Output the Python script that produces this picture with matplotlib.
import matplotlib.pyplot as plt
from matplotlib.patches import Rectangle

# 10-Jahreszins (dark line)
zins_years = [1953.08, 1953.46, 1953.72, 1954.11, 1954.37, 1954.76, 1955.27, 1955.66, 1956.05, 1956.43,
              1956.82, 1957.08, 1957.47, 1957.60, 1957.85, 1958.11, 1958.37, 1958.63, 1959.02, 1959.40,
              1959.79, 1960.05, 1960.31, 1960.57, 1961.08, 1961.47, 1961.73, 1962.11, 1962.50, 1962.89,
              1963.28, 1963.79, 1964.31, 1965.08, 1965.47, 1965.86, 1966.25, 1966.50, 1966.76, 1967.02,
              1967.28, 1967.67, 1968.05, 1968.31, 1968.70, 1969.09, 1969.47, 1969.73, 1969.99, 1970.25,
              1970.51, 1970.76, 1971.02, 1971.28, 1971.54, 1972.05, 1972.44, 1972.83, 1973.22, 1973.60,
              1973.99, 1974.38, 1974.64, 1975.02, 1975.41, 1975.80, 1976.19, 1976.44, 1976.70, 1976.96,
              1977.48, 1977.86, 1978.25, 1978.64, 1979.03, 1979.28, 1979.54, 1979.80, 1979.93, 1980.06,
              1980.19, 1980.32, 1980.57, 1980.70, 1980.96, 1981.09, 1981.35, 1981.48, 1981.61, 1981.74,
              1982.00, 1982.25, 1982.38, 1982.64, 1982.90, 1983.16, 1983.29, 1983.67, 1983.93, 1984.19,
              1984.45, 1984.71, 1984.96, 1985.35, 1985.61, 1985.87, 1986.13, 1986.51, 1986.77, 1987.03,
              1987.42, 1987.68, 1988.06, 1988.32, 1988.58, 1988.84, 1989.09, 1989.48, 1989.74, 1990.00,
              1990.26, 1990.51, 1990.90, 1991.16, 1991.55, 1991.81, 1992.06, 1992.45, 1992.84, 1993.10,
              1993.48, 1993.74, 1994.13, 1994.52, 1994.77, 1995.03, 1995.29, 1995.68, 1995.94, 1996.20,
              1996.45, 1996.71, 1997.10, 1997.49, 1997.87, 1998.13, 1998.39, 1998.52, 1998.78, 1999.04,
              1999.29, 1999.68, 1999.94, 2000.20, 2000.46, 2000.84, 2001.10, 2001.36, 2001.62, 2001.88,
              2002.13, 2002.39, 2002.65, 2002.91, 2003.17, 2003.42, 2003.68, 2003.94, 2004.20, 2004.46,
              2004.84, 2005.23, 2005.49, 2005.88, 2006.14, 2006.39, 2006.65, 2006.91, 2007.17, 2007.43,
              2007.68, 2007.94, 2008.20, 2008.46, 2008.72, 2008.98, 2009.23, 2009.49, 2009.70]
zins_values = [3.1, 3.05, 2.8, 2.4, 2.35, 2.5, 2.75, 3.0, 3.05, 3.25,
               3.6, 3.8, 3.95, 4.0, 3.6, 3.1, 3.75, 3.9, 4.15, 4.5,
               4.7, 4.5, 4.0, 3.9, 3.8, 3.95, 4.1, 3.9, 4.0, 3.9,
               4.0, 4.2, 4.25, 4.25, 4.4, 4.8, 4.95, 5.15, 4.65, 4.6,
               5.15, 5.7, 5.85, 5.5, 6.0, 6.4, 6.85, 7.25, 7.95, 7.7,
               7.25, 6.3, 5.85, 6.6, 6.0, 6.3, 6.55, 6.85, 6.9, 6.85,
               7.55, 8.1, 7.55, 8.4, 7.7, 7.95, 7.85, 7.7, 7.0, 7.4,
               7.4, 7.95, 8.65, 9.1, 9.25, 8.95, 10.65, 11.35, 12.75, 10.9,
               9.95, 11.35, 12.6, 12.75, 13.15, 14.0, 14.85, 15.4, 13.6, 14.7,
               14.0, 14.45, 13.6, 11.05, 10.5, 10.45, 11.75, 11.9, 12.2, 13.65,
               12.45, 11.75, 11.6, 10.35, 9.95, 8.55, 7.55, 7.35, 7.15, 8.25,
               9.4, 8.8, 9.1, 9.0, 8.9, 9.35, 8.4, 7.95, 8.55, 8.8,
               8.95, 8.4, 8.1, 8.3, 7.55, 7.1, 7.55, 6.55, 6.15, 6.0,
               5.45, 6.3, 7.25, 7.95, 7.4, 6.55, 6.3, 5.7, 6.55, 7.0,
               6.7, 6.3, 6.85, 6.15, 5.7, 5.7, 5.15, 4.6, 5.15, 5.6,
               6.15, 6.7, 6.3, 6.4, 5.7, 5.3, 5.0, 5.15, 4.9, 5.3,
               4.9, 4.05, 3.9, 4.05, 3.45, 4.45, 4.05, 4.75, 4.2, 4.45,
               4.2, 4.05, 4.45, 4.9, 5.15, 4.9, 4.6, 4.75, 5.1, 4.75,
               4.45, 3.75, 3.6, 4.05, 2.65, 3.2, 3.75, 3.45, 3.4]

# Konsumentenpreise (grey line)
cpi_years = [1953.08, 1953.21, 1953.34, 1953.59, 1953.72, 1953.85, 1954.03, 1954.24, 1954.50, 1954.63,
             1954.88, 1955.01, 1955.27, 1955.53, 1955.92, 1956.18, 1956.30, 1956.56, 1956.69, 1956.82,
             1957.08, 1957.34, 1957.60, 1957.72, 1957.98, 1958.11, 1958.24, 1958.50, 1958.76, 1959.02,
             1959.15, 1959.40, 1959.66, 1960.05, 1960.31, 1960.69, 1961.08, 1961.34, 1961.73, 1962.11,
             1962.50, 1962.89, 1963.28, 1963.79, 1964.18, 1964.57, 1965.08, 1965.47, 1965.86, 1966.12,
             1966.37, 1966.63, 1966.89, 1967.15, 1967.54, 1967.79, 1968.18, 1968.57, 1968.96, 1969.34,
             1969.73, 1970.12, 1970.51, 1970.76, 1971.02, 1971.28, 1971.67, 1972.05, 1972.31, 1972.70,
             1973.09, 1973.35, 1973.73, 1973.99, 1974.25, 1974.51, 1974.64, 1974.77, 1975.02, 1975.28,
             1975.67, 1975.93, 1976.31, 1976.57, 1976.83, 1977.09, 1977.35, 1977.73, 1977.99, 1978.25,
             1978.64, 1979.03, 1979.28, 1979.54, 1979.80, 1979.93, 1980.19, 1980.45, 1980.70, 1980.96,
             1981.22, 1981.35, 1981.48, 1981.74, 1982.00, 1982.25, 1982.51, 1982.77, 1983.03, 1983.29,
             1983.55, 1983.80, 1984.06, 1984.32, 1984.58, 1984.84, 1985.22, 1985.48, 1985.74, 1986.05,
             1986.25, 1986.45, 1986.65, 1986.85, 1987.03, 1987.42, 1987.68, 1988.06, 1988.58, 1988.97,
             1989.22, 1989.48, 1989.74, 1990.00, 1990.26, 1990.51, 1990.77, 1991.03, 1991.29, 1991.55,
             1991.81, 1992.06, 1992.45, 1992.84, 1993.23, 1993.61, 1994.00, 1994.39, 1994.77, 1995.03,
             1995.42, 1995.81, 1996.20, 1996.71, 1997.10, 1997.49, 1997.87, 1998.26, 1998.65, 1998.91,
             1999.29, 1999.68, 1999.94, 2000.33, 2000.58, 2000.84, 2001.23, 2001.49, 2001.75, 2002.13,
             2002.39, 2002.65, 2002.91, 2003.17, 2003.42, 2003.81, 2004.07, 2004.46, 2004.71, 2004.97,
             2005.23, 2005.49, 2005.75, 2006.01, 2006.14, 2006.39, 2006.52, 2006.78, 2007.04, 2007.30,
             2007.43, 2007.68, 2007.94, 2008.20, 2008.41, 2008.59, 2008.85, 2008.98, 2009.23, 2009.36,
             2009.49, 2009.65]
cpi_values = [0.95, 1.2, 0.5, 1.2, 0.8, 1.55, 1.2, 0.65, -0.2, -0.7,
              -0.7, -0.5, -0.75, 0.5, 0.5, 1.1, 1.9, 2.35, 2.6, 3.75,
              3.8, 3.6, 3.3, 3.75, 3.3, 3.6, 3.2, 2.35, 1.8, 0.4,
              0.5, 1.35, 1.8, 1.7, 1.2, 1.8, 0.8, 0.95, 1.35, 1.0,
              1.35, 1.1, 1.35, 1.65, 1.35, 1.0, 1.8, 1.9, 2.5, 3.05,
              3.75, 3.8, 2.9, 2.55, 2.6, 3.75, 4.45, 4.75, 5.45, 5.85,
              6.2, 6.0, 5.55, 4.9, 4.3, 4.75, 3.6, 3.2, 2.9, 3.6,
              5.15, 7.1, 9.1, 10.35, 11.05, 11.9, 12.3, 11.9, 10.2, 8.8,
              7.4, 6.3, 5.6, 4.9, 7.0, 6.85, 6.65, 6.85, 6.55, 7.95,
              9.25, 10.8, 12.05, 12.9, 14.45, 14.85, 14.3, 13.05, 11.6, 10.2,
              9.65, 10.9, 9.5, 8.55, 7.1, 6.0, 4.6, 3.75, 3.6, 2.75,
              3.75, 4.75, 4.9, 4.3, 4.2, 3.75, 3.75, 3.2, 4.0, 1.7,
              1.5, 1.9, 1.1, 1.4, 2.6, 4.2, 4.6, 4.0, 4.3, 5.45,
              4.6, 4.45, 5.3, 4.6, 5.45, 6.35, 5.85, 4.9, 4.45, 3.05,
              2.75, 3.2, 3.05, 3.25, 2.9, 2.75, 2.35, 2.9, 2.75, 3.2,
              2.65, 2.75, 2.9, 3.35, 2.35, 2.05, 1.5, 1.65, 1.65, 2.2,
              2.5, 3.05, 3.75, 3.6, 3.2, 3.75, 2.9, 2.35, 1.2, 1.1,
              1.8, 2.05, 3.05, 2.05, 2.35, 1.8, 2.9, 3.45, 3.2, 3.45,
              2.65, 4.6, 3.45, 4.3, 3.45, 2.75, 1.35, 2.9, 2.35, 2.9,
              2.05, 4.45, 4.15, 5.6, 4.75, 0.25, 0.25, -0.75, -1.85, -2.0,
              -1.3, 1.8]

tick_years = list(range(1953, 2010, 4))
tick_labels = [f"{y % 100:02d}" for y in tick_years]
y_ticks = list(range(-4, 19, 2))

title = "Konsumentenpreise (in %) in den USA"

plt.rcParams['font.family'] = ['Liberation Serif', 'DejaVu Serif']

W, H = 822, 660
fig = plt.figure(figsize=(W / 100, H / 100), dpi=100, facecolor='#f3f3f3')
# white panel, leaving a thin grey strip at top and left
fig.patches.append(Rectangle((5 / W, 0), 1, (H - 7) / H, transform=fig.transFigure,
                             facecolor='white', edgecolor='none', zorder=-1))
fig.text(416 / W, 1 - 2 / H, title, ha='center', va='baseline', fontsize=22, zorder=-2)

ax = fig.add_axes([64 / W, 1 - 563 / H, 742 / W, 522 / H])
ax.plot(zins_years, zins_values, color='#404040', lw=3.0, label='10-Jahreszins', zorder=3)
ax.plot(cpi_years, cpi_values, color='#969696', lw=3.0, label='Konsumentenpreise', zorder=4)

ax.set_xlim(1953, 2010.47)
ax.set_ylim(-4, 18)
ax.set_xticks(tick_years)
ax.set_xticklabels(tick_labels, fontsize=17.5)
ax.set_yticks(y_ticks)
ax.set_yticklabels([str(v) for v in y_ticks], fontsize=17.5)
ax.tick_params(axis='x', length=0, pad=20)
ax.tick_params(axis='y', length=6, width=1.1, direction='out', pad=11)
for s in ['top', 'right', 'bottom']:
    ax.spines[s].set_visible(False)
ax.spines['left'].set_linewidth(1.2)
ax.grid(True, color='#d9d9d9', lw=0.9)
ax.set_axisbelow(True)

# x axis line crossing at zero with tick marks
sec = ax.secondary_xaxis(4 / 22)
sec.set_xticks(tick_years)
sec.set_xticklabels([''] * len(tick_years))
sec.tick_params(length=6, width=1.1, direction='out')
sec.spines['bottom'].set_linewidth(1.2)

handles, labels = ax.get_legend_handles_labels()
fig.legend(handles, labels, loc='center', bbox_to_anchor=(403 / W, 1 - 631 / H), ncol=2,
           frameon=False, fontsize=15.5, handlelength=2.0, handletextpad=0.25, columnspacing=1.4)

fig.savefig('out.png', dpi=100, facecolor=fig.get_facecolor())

Short task: Using the data above, restate word for word the lines from its opening line through the line that contains "from matplotlib.patches import Rectangle", and no more.

Response to the task:
Output the Python script that produces this picture with matplotlib.
import matplotlib.pyplot as plt
from matplotlib.patches import Rectangle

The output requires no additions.